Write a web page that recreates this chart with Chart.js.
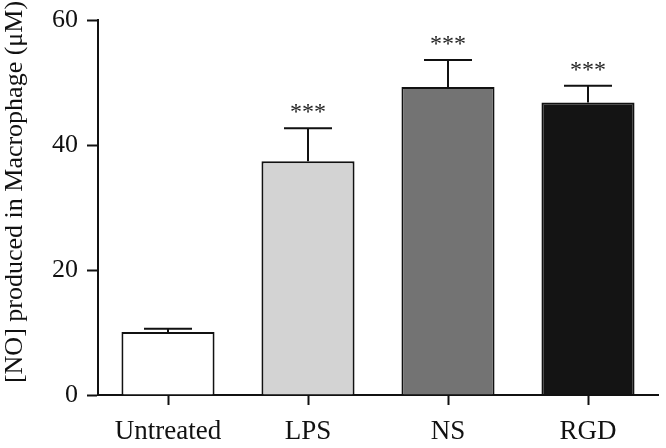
<!DOCTYPE html>
<html lang="en">
<head>
    <meta charset="UTF-8">
    <title>NO produced in Macrophage</title>
    <script src="https://cdn.jsdelivr.net/npm/chart.js"></script>
    <style>
        body { margin: 0; background: #fff; }
        #wrap { width: 666px; height: 448px; }
    </style>
</head>
<body>
    <div id="wrap"><canvas id="grafico" width="666" height="448"></canvas></div>

    <script>
        const categorie = ['Untreated', 'LPS', 'NS', 'RGD'];
        const medie = [10.1, 37.4, 49.3, 46.8];
        const errori = [0.5, 5.3, 4.3, 2.7];
        const stelle = ['', '***', '***', '***'];
        const colori = ['#ffffff', '#d3d3d3', '#737373', '#141414'];
        const yTicks = [0, 20, 40, 60];
        const titoloY = '[NO] produced in Macrophage (μM)';

        const serif = "'Liberation Serif', 'Times New Roman', serif";

        // barre di errore + asterischi + titolo asse y
        const erroriPlugin = {
            id: 'erroriPlugin',
            afterDatasetsDraw(chart) {
                const ctx = chart.ctx;
                const x = chart.scales.x;
                const y = chart.scales.y;
                ctx.save();
                ctx.strokeStyle = '#111';
                ctx.lineWidth = 2;
                medie.forEach((m, i) => {
                    const cx = x.getPixelForValue(i);
                    const y0 = y.getPixelForValue(m);
                    const y1 = y.getPixelForValue(m + errori[i]);
                    ctx.beginPath();
                    ctx.moveTo(cx, y0);
                    ctx.lineTo(cx, y1);
                    ctx.moveTo(cx - 24, y1);
                    ctx.lineTo(cx + 24, y1);
                    ctx.stroke();
                    if (stelle[i]) {
                        ctx.fillStyle = '#222';
                        ctx.font = '24px ' + serif;
                        ctx.textAlign = 'center';
                        ctx.textBaseline = 'alphabetic';
                        ctx.fillText(stelle[i], cx, y1 - 9);
                    }
                });

                // titolo verticale (un po' sopra il centro, come nell'originale)
                ctx.translate(15, 192);
                ctx.rotate(-Math.PI / 2);
                ctx.fillStyle = '#111';
                ctx.font = '26px ' + serif;
                ctx.textAlign = 'center';
                ctx.textBaseline = 'middle';
                ctx.fillText(titoloY, 0, 0);
                ctx.restore();
            }
        };

        const ctx = document.getElementById('grafico').getContext('2d');
        new Chart(ctx, {
            type: 'bar',
            data: {
                labels: categorie,
                datasets: [{
                    data: medie,
                    backgroundColor: colori,
                    borderColor: '#111',
                    borderWidth: 2,
                    barPercentage: 0.665,
                    categoryPercentage: 1
                }]
            },
            options: {
                responsive: false,
                animation: false,
                layout: { padding: { top: 20, right: 8, left: 0, bottom: 0 } },
                plugins: { legend: { display: false }, tooltip: { enabled: false } },
                scales: {
                    x: {
                        afterFit(s) { s.height = 53; s.paddingTop = 0; s.paddingBottom = 0; },
                        grid: { offset: false, drawOnChartArea: false, tickLength: 10, tickColor: '#111', tickWidth: 2 },
                        border: { color: '#111', width: 2 },
                        ticks: { color: '#111', font: { family: serif, size: 27 }, padding: 11, maxRotation: 0 }
                    },
                    y: {
                        min: 0,
                        max: 60,
                        afterFit(s) { s.width = 98; s.paddingTop = 0; s.paddingBottom = 0; },
                        afterBuildTicks(s) { s.ticks = yTicks.map(v => ({ value: v })); },
                        grid: { drawOnChartArea: false, tickLength: 11, tickColor: '#111', tickWidth: 2 },
                        border: { color: '#111', width: 2 },
                        ticks: { color: '#111', font: { family: serif, size: 26 }, padding: 9 }
                    }
                }
            },
            plugins: [erroriPlugin]
        });
    </script>
</body>
</html>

= = = = = = =

> **Problem requirements**
Please reproduce the listing exactly from its opening line through the line that contains "Serif', 'Times New", both included, with all pictures omitted.

> **Result**
Write a web page that recreates this chart with Chart.js.
<!DOCTYPE html>
<html lang="en">
<head>
    <meta charset="UTF-8">
    <title>NO produced in Macrophage</title>
    <script src="https://cdn.jsdelivr.net/npm/chart.js"></script>
    <style>
        body { margin: 0; background: #fff; }
        #wrap { width: 666px; height: 448px; }
    </style>
</head>
<body>
    <div id="wrap"><canvas id="grafico" width="666" height="448"></canvas></div>

    <script>
        const categorie = ['Untreated', 'LPS', 'NS', 'RGD'];
        const medie = [10.1, 37.4, 49.3, 46.8];
        const errori = [0.5, 5.3, 4.3, 2.7];
        const stelle = ['', '***', '***', '***'];
        const colori = ['#ffffff', '#d3d3d3', '#737373', '#141414'];
        const yTicks = [0, 20, 40, 60];
        const titoloY = '[NO] produced in Macrophage (μM)';

        const serif = "'Liberation Serif', 'Times New Roman', serif";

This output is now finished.